## What to do:
Repeat the full listing below verbatim and keep the images out.

## Data lines:
_ _ _
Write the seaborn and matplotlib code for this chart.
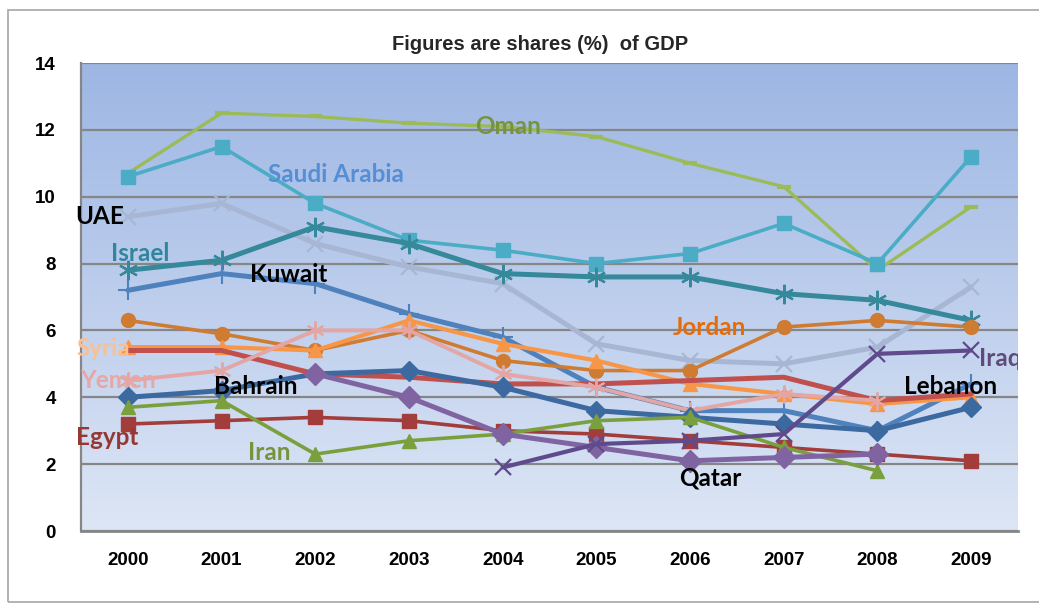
import numpy as np
import pandas as pd
import matplotlib
matplotlib.use("Agg")
import matplotlib.pyplot as plt
import seaborn as sns
from matplotlib.colors import LinearSegmentedColormap
from matplotlib.patches import Rectangle

# Shares (%) of GDP by country, 2000-2009
years = list(range(2000, 2010))
nan = np.nan
oman = [10.7, 12.5, 12.4, 12.2, 12.1, 11.8, 11.0, 10.3, 7.8, 9.7]
saudi_arabia = [10.6, 11.5, 9.8, 8.7, 8.4, 8.0, 8.3, 9.2, 8.0, 11.2]
uae = [9.4, 9.8, 8.6, 7.9, 7.4, 5.6, 5.1, 5.0, 5.5, 7.3]
israel = [7.8, 8.1, 9.1, 8.6, 7.7, 7.6, 7.6, 7.1, 6.9, 6.3]
kuwait = [7.2, 7.7, 7.4, 6.5, 5.8, 4.3, 3.6, 3.6, 3.0, 4.4]
jordan = [6.3, 5.9, 5.4, 6.0, 5.1, 4.8, 4.8, 6.1, 6.3, 6.1]
syria = [5.5, 5.5, 5.4, 6.3, 5.6, 5.1, 4.4, 4.1, 3.8, 4.0]
lebanon = [5.4, 5.4, 4.7, 4.6, 4.4, 4.4, 4.5, 4.6, 3.9, 4.1]
yemen = [4.5, 4.8, 6.0, 6.0, 4.7, 4.3, 3.6, 4.1, 3.9, nan]
bahrain = [4.0, 4.2, 4.7, 4.8, 4.3, 3.6, 3.4, 3.2, 3.0, 3.7]
egypt = [3.2, 3.3, 3.4, 3.3, 3.0, 2.9, 2.7, 2.5, 2.3, 2.1]
iran = [3.7, 3.9, 2.3, 2.7, 2.9, 3.3, 3.4, 2.5, 1.8, nan]
qatar = [nan, nan, 4.7, 4.0, 2.9, 2.5, 2.1, 2.2, 2.3, nan]
iraq = [nan, nan, nan, nan, 1.9, 2.6, 2.7, 2.9, 5.3, 5.4]

y_ticks = [0, 2, 4, 6, 8, 10, 12, 14]
title = "Figures are shares (%)  of GDP"

series = {
    "Oman": oman, "Saudi Arabia": saudi_arabia, "UAE": uae, "Israel": israel,
    "Kuwait": kuwait, "Jordan": jordan, "Syria": syria, "Lebanon": lebanon,
    "Yemen": yemen, "Bahrain": bahrain, "Egypt": egypt, "Iran": iran,
    "Qatar": qatar, "Iraq": iraq,
}
df = pd.DataFrame(
    [(c, y, v) for c, vals in series.items() for y, v in zip(years, vals)],
    columns=["country", "year", "share"],
)

asterisk = (6, 2, 0)
# color, marker, marker size, line width, marker edge width
styles = {
    "Oman":         ("#9BBB59", "_", 10, 2.4, 3.0),
    "Saudi Arabia": ("#4BACC6", "s", 10.5, 2.6, 1.0),
    "UAE":          ("#A7B7D3", "x", 12, 3.6, 1.6),
    "Israel":       ("#35899B", asterisk, 14, 3.6, 1.6),
    "Kuwait":       ("#4F81BD", "+", 14, 3.6, 1.5),
    "Jordan":       ("#CF7B32", "o", 10, 2.6, 1.0),
    "Syria":        ("#F79646", "^", 10.5, 3.0, 1.0),
    "Lebanon":      ("#C0504D", None, 0, 3.6, 1.0),
    "Yemen":        ("#E3A6A4", asterisk, 13, 2.8, 1.4),
    "Bahrain":      ("#3C69A0", "D", 10, 3.6, 1.0),
    "Egypt":        ("#A33D3B", "s", 10.5, 2.6, 1.0),
    "Iran":         ("#7AA03E", "^", 10.5, 2.6, 1.0),
    "Qatar":        ("#8064A2", "D", 11, 3.6, 1.0),
    "Iraq":         ("#5F4A8B", "x", 12, 3.0, 1.6),
}

# label text, x, y, color
labels = [
    ("Oman", 2004.06, 12.11, "#77933C"),
    ("Saudi Arabia", 2002.22, 10.65, "#558ED5"),
    ("UAE", 1999.70, 9.42, "#000000"),
    ("Israel", 2000.13, 8.29, "#31859C"),
    ("Kuwait", 2001.72, 7.66, "#000000"),
    ("Jordan", 2006.21, 6.10, "#E46C0A"),
    ("Syria", 1999.74, 5.47, "#FAC090"),
    ("Yemen", 1999.90, 4.49, "#E6A7A5"),
    ("Bahrain", 2001.37, 4.31, "#000000"),
    ("Egypt", 1999.78, 2.81, "#953735"),
    ("Iran", 2001.51, 2.36, "#77933C"),
    ("Qatar", 2006.22, 1.59, "#000000"),
    ("Iraq", 2009.31, 5.17, "#604A7B"),
    ("Lebanon", 2008.78, 4.31, "#000000"),
]

sns.set_style("white")
plt.rcParams["font.family"] = ["Liberation Sans", "DejaVu Sans"]

W, H = 1039, 605
fig = plt.figure(figsize=(W / 100, H / 100), dpi=100)
ax = fig.add_axes([81 / W, 1 - 531 / H, (1018 - 81) / W, (531 - 63) / H])

ax.set_xlim(1999.5, 2009.5)
ax.set_ylim(0, 14)

# vertical blue gradient behind the plot
cmap = LinearSegmentedColormap.from_list("bg", ["#DDE6F5", "#9DB6E4"])
ax.imshow(np.linspace(0, 1, 256).reshape(-1, 1), cmap=cmap, origin="lower",
          extent=[1999.5, 2009.5, 0, 14], aspect="auto", zorder=0)

for name in series:
    color, marker, ms, lw, mew = styles[name]
    sub = df[df["country"] == name].dropna()
    sns.lineplot(data=sub, x="year", y="share", ax=ax, color=color, lw=lw,
                 marker=marker, markersize=ms, markeredgewidth=mew,
                 markeredgecolor=color, markerfacecolor=color, zorder=3,
                 legend=False, errorbar=None, estimator=None)

for text, x, y, color in labels:
    ax.text(x, y, text, color=color, fontsize=17.5, fontweight="bold",
            family=["Lato", "DejaVu Sans"], ha="center", va="center",
            zorder=6, clip_on=(text == "Iraq"))

ax.set_xticks(years)
ax.set_xticklabels([str(y) for y in years])
ax.set_yticks(y_ticks)
ax.set_yticklabels([str(t) for t in y_ticks])
ax.set_xlabel("")
ax.set_ylabel("")
ax.tick_params(axis="both", length=0, labelsize=13.5, colors="black")
ax.tick_params(axis="y", pad=18)
ax.tick_params(axis="x", pad=15)
for lab in ax.get_xticklabels() + ax.get_yticklabels():
    lab.set_fontweight("bold")

ax.set_axisbelow(True)
ax.grid(axis="y", color="#868686", lw=1.6)
ax.grid(axis="x", visible=False)
for side in ("top", "right"):
    ax.spines[side].set_visible(False)
ax.spines["left"].set_color("#868686")
ax.spines["left"].set_linewidth(1.6)
ax.spines["bottom"].set_color("#868686")
ax.spines["bottom"].set_linewidth(2.0)

fig.text(540 / W, 1 - 45 / H, title, ha="center", va="center",
         fontsize=14.5, fontweight="bold")

# outer chart frame
fig.patches.append(Rectangle((8 / W, 3 / H), 2, (602 - 10) / H,
                             transform=fig.transFigure, fill=False,
                             edgecolor="#A6A6A6", lw=1.2))

fig.savefig("out.png", dpi=100)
_ _ _
## Result of this task:
Write the seaborn and matplotlib code for this chart.
import numpy as np
import pandas as pd
import matplotlib
matplotlib.use("Agg")
import matplotlib.pyplot as plt
import seaborn as sns
from matplotlib.colors import LinearSegmentedColormap
from matplotlib.patches import Rectangle

# Shares (%) of GDP by country, 2000-2009
years = list(range(2000, 2010))
nan = np.nan
oman = [10.7, 12.5, 12.4, 12.2, 12.1, 11.8, 11.0, 10.3, 7.8, 9.7]
saudi_arabia = [10.6, 11.5, 9.8, 8.7, 8.4, 8.0, 8.3, 9.2, 8.0, 11.2]
uae = [9.4, 9.8, 8.6, 7.9, 7.4, 5.6, 5.1, 5.0, 5.5, 7.3]
israel = [7.8, 8.1, 9.1, 8.6, 7.7, 7.6, 7.6, 7.1, 6.9, 6.3]
kuwait = [7.2, 7.7, 7.4, 6.5, 5.8, 4.3, 3.6, 3.6, 3.0, 4.4]
jordan = [6.3, 5.9, 5.4, 6.0, 5.1, 4.8, 4.8, 6.1, 6.3, 6.1]
syria = [5.5, 5.5, 5.4, 6.3, 5.6, 5.1, 4.4, 4.1, 3.8, 4.0]
lebanon = [5.4, 5.4, 4.7, 4.6, 4.4, 4.4, 4.5, 4.6, 3.9, 4.1]
yemen = [4.5, 4.8, 6.0, 6.0, 4.7, 4.3, 3.6, 4.1, 3.9, nan]
bahrain = [4.0, 4.2, 4.7, 4.8, 4.3, 3.6, 3.4, 3.2, 3.0, 3.7]
egypt = [3.2, 3.3, 3.4, 3.3, 3.0, 2.9, 2.7, 2.5, 2.3, 2.1]
iran = [3.7, 3.9, 2.3, 2.7, 2.9, 3.3, 3.4, 2.5, 1.8, nan]
qatar = [nan, nan, 4.7, 4.0, 2.9, 2.5, 2.1, 2.2, 2.3, nan]
iraq = [nan, nan, nan, nan, 1.9, 2.6, 2.7, 2.9, 5.3, 5.4]

y_ticks = [0, 2, 4, 6, 8, 10, 12, 14]
title = "Figures are shares (%)  of GDP"

series = {
    "Oman": oman, "Saudi Arabia": saudi_arabia, "UAE": uae, "Israel": israel,
    "Kuwait": kuwait, "Jordan": jordan, "Syria": syria, "Lebanon": lebanon,
    "Yemen": yemen, "Bahrain": bahrain, "Egypt": egypt, "Iran": iran,
    "Qatar": qatar, "Iraq": iraq,
}
df = pd.DataFrame(
    [(c, y, v) for c, vals in series.items() for y, v in zip(years, vals)],
    columns=["country", "year", "share"],
)

asterisk = (6, 2, 0)
# color, marker, marker size, line width, marker edge width
styles = {
    "Oman":         ("#9BBB59", "_", 10, 2.4, 3.0),
    "Saudi Arabia": ("#4BACC6", "s", 10.5, 2.6, 1.0),
    "UAE":          ("#A7B7D3", "x", 12, 3.6, 1.6),
    "Israel":       ("#35899B", asterisk, 14, 3.6, 1.6),
    "Kuwait":       ("#4F81BD", "+", 14, 3.6, 1.5),
    "Jordan":       ("#CF7B32", "o", 10, 2.6, 1.0),
    "Syria":        ("#F79646", "^", 10.5, 3.0, 1.0),
    "Lebanon":      ("#C0504D", None, 0, 3.6, 1.0),
    "Yemen":        ("#E3A6A4", asterisk, 13, 2.8, 1.4),
    "Bahrain":      ("#3C69A0", "D", 10, 3.6, 1.0),
    "Egypt":        ("#A33D3B", "s", 10.5, 2.6, 1.0),
    "Iran":         ("#7AA03E", "^", 10.5, 2.6, 1.0),
    "Qatar":        ("#8064A2", "D", 11, 3.6, 1.0),
    "Iraq":         ("#5F4A8B", "x", 12, 3.0, 1.6),
}

# label text, x, y, color
labels = [
    ("Oman", 2004.06, 12.11, "#77933C"),
    ("Saudi Arabia", 2002.22, 10.65, "#558ED5"),
    ("UAE", 1999.70, 9.42, "#000000"),
    ("Israel", 2000.13, 8.29, "#31859C"),
    ("Kuwait", 2001.72, 7.66, "#000000"),
    ("Jordan", 2006.21, 6.10, "#E46C0A"),
    ("Syria", 1999.74, 5.47, "#FAC090"),
    ("Yemen", 1999.90, 4.49, "#E6A7A5"),
    ("Bahrain", 2001.37, 4.31, "#000000"),
    ("Egypt", 1999.78, 2.81, "#953735"),
    ("Iran", 2001.51, 2.36, "#77933C"),
    ("Qatar", 2006.22, 1.59, "#000000"),
    ("Iraq", 2009.31, 5.17, "#604A7B"),
    ("Lebanon", 2008.78, 4.31, "#000000"),
]

sns.set_style("white")
plt.rcParams["font.family"] = ["Liberation Sans", "DejaVu Sans"]

W, H = 1039, 605
fig = plt.figure(figsize=(W / 100, H / 100), dpi=100)
ax = fig.add_axes([81 / W, 1 - 531 / H, (1018 - 81) / W, (531 - 63) / H])

ax.set_xlim(1999.5, 2009.5)
ax.set_ylim(0, 14)

# vertical blue gradient behind the plot
cmap = LinearSegmentedColormap.from_list("bg", ["#DDE6F5", "#9DB6E4"])
ax.imshow(np.linspace(0, 1, 256).reshape(-1, 1), cmap=cmap, origin="lower",
          extent=[1999.5, 2009.5, 0, 14], aspect="auto", zorder=0)

for name in series:
    color, marker, ms, lw, mew = styles[name]
    sub = df[df["country"] == name].dropna()
    sns.lineplot(data=sub, x="year", y="share", ax=ax, color=color, lw=lw,
                 marker=marker, markersize=ms, markeredgewidth=mew,
                 markeredgecolor=color, markerfacecolor=color, zorder=3,
                 legend=False, errorbar=None, estimator=None)

for text, x, y, color in labels:
    ax.text(x, y, text, color=color, fontsize=17.5, fontweight="bold",
            family=["Lato", "DejaVu Sans"], ha="center", va="center",
            zorder=6, clip_on=(text == "Iraq"))

ax.set_xticks(years)
ax.set_xticklabels([str(y) for y in years])
ax.set_yticks(y_ticks)
ax.set_yticklabels([str(t) for t in y_ticks])
ax.set_xlabel("")
ax.set_ylabel("")
ax.tick_params(axis="both", length=0, labelsize=13.5, colors="black")
ax.tick_params(axis="y", pad=18)
ax.tick_params(axis="x", pad=15)
for lab in ax.get_xticklabels() + ax.get_yticklabels():
    lab.set_fontweight("bold")

ax.set_axisbelow(True)
ax.grid(axis="y", color="#868686", lw=1.6)
ax.grid(axis="x", visible=False)
for side in ("top", "right"):
    ax.spines[side].set_visible(False)
ax.spines["left"].set_color("#868686")
ax.spines["left"].set_linewidth(1.6)
ax.spines["bottom"].set_color("#868686")
ax.spines["bottom"].set_linewidth(2.0)

fig.text(540 / W, 1 - 45 / H, title, ha="center", va="center",
         fontsize=14.5, fontweight="bold")

# outer chart frame
fig.patches.append(Rectangle((8 / W, 3 / H), 2, (602 - 10) / H,
                             transform=fig.transFigure, fill=False,
                             edgecolor="#A6A6A6", lw=1.2))

fig.savefig("out.png", dpi=100)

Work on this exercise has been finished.